When Walsh hurt his ankle Dec.30 in practice, he was averaging a team-high 16.9 points. In four conference games, Roberson is averaging 26.3 points, and his overall average of 18.4 points is the highest for a Gator since Vernon Maxwell in 1985-86.
Roberson has scored 90 in the past three games and taken 72 shots in four games compared with 93 by the rest of the starters.
Meanwhile, senior forward David Lee is averaging 12.3 points in SEC games and the other starters 37.6.
With the 6-foot-6, 205-pound Walsh on the court, even if he's not at full speed, opponents have to respect the threat of another scorer.
"When we've got two or three guys clicking in one night or we've got more than one or two people a night (scoring), I think it makes it easier on everybody," Roberson said. "I know any time (Matt's) on the court, he's going to play hard. ... That's just what Matt gives you.

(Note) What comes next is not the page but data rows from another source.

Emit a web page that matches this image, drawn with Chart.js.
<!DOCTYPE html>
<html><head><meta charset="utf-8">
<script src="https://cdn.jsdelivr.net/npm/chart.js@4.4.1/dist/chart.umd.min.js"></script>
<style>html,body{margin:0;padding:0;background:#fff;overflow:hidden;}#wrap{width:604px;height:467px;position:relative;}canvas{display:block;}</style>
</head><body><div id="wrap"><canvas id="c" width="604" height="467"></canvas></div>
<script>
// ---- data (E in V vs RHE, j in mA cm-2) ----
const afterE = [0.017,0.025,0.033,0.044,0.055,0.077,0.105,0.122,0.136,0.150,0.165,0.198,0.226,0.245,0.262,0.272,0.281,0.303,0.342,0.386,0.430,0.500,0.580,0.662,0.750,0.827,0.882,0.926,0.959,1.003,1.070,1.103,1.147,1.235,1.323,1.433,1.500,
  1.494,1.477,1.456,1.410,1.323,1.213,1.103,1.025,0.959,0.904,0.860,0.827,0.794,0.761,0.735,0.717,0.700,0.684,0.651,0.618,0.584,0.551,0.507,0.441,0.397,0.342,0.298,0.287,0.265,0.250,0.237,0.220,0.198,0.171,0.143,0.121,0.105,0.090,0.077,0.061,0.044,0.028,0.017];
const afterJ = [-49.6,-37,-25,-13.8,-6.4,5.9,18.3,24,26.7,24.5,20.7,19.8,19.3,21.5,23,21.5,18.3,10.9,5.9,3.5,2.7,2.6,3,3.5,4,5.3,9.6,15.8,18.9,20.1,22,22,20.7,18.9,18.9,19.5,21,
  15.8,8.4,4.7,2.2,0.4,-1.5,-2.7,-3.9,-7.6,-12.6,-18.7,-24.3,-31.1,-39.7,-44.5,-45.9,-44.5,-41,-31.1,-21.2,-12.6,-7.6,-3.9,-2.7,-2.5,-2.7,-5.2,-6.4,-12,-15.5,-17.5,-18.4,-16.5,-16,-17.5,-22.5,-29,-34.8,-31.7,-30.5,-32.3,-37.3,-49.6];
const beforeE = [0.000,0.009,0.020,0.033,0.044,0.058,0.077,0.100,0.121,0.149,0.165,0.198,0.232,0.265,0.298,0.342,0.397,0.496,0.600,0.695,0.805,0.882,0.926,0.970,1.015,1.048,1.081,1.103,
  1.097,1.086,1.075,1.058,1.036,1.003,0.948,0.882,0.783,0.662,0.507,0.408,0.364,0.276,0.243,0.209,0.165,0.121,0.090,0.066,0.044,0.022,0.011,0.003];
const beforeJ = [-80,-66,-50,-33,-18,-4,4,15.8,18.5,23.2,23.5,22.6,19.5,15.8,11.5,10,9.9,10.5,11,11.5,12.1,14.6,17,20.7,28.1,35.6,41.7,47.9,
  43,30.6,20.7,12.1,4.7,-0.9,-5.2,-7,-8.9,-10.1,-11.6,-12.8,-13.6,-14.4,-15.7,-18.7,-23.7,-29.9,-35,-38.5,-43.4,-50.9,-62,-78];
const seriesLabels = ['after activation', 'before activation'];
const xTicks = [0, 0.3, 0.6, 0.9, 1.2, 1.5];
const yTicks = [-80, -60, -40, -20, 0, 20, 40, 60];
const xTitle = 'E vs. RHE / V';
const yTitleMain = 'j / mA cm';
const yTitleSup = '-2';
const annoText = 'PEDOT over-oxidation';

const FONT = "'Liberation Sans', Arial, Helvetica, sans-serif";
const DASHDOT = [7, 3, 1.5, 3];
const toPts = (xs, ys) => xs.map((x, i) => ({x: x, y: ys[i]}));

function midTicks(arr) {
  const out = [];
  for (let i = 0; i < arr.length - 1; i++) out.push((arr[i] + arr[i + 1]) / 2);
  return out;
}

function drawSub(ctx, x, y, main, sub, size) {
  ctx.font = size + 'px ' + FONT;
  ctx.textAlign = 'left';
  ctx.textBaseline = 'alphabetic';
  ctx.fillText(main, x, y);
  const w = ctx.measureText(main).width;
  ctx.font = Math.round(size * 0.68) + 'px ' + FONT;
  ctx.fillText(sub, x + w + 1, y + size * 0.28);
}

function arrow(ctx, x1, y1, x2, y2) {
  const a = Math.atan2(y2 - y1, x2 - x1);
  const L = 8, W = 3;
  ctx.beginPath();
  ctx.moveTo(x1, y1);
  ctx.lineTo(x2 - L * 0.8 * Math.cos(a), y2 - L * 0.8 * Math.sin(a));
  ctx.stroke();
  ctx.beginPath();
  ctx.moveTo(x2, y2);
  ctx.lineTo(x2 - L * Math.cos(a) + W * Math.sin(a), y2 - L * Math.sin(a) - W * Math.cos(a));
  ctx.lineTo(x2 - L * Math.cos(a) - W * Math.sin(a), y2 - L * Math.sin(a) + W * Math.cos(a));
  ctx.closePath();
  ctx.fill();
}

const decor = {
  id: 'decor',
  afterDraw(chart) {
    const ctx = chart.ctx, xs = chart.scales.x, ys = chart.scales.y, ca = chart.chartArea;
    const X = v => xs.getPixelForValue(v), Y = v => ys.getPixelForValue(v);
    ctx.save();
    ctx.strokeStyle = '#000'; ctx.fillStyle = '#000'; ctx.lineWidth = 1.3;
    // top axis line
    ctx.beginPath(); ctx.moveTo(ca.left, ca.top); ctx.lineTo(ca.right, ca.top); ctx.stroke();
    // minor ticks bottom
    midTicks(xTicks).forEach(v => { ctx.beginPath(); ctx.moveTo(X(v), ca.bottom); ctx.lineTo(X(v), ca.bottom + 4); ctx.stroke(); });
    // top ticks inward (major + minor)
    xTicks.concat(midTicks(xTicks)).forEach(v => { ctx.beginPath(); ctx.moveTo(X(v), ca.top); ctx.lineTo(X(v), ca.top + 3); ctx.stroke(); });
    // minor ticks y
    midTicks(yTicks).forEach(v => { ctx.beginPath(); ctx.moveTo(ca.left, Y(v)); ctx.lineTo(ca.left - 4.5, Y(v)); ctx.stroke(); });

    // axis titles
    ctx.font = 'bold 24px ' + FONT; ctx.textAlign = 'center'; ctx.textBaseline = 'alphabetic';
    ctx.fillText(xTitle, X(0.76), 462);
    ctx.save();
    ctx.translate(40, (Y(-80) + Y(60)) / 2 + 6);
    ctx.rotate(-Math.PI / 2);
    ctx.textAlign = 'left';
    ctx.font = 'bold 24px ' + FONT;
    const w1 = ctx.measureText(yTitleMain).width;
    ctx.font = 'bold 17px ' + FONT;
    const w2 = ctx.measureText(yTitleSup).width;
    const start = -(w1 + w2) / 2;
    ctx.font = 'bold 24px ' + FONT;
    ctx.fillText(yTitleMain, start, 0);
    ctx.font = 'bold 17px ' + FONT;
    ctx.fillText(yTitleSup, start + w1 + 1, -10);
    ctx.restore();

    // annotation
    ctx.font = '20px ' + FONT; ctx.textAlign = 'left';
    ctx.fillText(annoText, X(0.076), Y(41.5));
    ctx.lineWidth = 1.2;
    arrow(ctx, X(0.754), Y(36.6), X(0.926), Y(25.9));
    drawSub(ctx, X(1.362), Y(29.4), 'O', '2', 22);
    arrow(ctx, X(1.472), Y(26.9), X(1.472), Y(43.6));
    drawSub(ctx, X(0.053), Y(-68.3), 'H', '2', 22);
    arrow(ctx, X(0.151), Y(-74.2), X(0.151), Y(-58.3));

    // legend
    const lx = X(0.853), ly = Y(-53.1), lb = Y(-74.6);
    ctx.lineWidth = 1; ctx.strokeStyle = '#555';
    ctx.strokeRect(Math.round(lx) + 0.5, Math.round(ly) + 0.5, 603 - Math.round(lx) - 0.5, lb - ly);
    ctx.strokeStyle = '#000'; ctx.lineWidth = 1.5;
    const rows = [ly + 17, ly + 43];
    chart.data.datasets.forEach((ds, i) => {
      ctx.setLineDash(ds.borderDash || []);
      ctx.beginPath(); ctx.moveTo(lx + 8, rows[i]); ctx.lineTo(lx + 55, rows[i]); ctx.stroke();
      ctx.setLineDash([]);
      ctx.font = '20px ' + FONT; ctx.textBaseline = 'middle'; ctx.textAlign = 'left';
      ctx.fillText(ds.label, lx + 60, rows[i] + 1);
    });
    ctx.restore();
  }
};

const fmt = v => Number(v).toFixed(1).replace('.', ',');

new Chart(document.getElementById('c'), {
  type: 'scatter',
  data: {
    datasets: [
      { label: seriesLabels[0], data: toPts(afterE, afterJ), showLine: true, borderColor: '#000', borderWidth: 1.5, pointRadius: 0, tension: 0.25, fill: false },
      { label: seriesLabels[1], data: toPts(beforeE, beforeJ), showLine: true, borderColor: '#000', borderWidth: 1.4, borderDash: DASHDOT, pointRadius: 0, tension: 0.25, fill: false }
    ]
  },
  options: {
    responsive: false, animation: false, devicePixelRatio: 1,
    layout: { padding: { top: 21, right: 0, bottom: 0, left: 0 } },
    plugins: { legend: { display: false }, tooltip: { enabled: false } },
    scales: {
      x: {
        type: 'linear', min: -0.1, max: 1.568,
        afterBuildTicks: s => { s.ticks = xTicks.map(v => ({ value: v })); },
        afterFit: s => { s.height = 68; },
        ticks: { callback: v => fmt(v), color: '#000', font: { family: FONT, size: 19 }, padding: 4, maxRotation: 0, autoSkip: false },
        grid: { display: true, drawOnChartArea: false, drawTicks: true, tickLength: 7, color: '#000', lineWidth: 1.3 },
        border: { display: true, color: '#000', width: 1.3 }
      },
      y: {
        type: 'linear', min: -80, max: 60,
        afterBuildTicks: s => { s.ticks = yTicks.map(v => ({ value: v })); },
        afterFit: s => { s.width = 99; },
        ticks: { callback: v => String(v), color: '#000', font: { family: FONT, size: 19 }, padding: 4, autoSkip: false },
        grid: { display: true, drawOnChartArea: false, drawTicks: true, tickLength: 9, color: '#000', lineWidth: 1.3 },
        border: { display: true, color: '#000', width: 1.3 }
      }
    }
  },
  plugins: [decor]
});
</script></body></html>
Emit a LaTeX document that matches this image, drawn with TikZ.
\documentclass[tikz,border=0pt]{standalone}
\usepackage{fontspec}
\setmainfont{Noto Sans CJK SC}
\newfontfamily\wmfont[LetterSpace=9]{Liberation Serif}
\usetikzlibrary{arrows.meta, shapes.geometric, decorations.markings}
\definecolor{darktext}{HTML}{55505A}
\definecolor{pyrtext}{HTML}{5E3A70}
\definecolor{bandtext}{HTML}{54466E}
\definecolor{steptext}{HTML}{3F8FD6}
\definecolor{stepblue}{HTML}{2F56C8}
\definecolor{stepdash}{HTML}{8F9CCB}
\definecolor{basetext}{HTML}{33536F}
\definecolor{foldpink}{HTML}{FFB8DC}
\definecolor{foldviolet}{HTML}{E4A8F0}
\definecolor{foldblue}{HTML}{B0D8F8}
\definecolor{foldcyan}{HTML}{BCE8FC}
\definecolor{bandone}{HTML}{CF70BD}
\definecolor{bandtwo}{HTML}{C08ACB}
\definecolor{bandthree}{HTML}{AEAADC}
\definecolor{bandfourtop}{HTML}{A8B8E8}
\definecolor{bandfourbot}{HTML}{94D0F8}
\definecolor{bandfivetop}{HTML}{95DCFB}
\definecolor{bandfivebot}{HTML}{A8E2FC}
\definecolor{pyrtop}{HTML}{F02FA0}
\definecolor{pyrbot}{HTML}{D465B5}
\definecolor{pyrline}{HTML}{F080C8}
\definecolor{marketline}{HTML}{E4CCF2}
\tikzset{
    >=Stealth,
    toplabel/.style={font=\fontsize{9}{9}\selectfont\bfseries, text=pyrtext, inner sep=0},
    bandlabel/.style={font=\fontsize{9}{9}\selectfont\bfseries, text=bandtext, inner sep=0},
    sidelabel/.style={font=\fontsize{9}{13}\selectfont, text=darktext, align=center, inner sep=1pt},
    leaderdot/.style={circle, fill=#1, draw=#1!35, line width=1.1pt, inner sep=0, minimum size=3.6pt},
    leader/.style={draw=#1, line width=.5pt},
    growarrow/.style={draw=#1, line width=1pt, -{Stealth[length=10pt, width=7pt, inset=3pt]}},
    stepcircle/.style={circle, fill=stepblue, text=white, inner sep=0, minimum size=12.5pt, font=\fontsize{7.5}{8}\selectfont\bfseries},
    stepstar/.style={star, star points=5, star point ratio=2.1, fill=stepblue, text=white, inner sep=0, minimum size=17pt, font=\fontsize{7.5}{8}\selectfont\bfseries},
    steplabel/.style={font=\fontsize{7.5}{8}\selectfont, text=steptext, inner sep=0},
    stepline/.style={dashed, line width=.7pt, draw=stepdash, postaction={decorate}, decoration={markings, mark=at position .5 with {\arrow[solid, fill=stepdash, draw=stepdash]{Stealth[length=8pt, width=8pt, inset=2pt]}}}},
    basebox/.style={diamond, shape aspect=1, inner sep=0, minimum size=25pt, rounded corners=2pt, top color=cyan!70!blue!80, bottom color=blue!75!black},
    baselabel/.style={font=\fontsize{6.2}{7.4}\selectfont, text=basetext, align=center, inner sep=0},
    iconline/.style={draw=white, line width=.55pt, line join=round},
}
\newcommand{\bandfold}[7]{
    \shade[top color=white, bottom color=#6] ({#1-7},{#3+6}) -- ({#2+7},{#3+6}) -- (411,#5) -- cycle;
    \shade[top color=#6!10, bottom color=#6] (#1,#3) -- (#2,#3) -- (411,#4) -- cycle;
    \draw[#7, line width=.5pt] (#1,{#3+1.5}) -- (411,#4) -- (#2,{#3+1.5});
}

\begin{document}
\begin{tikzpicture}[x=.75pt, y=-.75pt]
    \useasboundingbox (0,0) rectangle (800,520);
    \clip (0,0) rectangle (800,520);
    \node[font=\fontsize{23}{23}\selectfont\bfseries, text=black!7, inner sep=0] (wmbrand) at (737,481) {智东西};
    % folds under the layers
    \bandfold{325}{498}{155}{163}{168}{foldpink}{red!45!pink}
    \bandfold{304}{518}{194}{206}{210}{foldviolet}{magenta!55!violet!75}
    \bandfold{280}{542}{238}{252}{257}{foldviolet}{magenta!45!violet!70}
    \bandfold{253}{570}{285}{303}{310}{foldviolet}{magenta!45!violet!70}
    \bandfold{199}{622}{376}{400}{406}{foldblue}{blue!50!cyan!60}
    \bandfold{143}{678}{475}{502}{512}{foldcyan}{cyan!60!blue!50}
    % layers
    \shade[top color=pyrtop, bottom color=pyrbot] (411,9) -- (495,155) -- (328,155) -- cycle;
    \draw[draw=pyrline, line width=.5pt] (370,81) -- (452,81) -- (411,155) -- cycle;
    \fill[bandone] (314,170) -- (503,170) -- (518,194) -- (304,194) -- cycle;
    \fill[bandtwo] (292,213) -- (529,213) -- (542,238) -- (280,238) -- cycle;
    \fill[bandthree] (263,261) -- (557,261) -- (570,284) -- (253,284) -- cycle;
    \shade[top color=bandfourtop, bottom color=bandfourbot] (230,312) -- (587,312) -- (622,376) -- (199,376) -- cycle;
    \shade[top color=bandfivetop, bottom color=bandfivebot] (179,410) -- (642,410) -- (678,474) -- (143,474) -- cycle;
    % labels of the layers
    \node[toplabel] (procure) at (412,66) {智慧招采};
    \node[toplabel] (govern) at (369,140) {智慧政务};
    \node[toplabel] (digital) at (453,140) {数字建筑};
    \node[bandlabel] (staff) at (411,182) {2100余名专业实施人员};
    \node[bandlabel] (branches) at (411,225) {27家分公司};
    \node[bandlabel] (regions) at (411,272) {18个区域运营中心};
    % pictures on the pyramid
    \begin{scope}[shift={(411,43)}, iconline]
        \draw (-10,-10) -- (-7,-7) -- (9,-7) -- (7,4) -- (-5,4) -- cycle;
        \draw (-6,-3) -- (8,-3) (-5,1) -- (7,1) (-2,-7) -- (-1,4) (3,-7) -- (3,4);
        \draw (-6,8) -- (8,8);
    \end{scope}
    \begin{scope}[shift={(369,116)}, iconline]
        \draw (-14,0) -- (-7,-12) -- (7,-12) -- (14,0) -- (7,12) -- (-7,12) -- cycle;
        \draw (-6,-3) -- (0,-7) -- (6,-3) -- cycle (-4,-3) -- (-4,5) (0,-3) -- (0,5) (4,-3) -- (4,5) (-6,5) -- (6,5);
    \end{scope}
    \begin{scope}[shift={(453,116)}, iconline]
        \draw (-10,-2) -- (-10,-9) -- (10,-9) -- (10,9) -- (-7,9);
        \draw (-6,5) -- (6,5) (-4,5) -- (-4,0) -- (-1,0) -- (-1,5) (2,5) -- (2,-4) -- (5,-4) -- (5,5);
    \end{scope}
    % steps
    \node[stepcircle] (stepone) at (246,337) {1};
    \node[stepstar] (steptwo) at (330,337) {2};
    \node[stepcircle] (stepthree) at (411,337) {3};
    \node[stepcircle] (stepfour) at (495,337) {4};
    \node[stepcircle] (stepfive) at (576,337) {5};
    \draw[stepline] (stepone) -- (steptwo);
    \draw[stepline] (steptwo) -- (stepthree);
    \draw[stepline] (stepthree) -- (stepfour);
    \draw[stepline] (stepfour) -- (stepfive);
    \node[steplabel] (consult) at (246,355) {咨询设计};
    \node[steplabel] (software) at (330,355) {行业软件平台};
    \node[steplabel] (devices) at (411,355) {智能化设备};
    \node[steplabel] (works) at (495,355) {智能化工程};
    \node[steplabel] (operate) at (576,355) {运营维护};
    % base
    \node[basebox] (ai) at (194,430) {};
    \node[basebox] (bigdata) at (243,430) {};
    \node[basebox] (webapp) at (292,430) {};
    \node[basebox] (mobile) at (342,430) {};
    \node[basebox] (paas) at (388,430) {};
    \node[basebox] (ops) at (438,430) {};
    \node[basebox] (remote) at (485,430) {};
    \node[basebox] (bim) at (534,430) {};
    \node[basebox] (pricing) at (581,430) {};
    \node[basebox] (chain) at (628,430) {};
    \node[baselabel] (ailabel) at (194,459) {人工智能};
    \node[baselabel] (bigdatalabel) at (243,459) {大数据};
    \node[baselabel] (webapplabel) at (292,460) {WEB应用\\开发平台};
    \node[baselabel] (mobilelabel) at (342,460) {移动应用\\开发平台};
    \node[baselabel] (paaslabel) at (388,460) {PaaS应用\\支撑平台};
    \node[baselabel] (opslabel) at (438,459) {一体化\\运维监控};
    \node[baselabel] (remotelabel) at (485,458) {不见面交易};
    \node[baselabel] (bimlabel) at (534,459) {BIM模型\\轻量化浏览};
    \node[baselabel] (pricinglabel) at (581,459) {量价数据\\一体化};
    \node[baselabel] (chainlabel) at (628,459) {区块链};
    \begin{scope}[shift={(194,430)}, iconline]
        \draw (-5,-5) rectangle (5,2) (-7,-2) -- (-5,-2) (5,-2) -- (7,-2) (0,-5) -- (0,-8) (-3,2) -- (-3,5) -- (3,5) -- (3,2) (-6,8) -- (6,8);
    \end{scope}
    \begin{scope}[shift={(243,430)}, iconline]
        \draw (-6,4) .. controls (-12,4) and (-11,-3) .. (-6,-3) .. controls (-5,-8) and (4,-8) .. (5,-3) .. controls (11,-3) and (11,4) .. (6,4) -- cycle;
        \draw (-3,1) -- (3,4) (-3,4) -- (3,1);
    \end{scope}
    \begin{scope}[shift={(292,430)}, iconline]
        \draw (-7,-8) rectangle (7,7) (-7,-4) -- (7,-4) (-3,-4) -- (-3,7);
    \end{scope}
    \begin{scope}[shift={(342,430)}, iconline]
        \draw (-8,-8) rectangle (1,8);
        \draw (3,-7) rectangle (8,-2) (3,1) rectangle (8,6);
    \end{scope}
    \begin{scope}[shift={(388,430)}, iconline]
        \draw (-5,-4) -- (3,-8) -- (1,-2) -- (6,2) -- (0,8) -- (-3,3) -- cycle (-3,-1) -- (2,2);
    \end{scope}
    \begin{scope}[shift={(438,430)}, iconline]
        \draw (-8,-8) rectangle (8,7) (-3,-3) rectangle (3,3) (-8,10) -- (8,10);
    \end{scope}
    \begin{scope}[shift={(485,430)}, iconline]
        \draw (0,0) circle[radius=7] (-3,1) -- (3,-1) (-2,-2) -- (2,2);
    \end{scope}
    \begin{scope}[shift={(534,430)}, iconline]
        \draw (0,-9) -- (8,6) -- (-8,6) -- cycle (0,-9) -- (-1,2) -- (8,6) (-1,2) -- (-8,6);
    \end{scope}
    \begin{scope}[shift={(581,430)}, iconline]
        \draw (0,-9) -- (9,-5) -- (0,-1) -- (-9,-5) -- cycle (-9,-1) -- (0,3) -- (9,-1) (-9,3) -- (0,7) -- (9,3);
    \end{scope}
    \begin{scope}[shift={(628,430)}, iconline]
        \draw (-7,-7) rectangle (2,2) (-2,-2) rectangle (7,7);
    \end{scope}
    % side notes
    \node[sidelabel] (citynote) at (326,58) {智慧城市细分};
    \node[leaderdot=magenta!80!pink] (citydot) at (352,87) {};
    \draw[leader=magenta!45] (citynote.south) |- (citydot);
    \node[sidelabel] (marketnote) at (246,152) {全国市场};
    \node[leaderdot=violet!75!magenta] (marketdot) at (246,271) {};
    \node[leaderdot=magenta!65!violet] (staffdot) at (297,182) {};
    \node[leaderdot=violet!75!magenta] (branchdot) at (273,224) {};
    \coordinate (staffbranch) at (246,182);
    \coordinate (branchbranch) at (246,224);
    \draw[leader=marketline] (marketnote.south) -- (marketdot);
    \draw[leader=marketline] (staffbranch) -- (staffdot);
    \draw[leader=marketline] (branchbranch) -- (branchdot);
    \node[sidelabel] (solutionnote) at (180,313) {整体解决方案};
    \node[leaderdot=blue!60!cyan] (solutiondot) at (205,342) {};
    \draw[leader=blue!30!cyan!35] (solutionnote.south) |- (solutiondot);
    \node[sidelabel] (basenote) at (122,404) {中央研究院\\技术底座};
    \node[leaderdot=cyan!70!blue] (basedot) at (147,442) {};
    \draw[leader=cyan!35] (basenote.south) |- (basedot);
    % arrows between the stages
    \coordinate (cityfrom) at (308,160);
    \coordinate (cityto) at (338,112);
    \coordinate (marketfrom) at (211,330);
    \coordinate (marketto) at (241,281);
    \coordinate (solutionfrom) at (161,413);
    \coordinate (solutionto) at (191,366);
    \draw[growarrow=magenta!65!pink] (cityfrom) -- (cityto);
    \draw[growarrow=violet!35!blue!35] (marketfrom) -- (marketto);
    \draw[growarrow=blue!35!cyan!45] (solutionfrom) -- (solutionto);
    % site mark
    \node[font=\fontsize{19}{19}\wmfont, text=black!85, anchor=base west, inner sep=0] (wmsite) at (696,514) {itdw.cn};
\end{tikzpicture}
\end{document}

"Come (tonight), if it's a close one, I think he'll be in there at the end. I think he's back where he was, and he really wants to help this team."
Careful with the expectations, Donovan said.
"I think sometimes peoples' viewpoint is, "Okay, Matt's back off of injury. Therefore, he will pick up right where he left off,"' he said. "I don't think that's fair to Matt to have that (pressure) on him. He has done a great job getting himself back to playing, but at the same point, it's going to take Matt some time.
"I hope that he can get back, but I also know in talking to the doctors that the type of injury he had can linger for a long period of time. ... It will be a process for him. He has to help our team win any way he can."
That is precisely what Walsh plans to do. After all, sitting out can do wonders for a player's attitude.
"It did cross my mind that I could be done for the year," he said. "It felt like I broke my ankle when I went down. Sitting there watching, it definitely gives you a different perspective."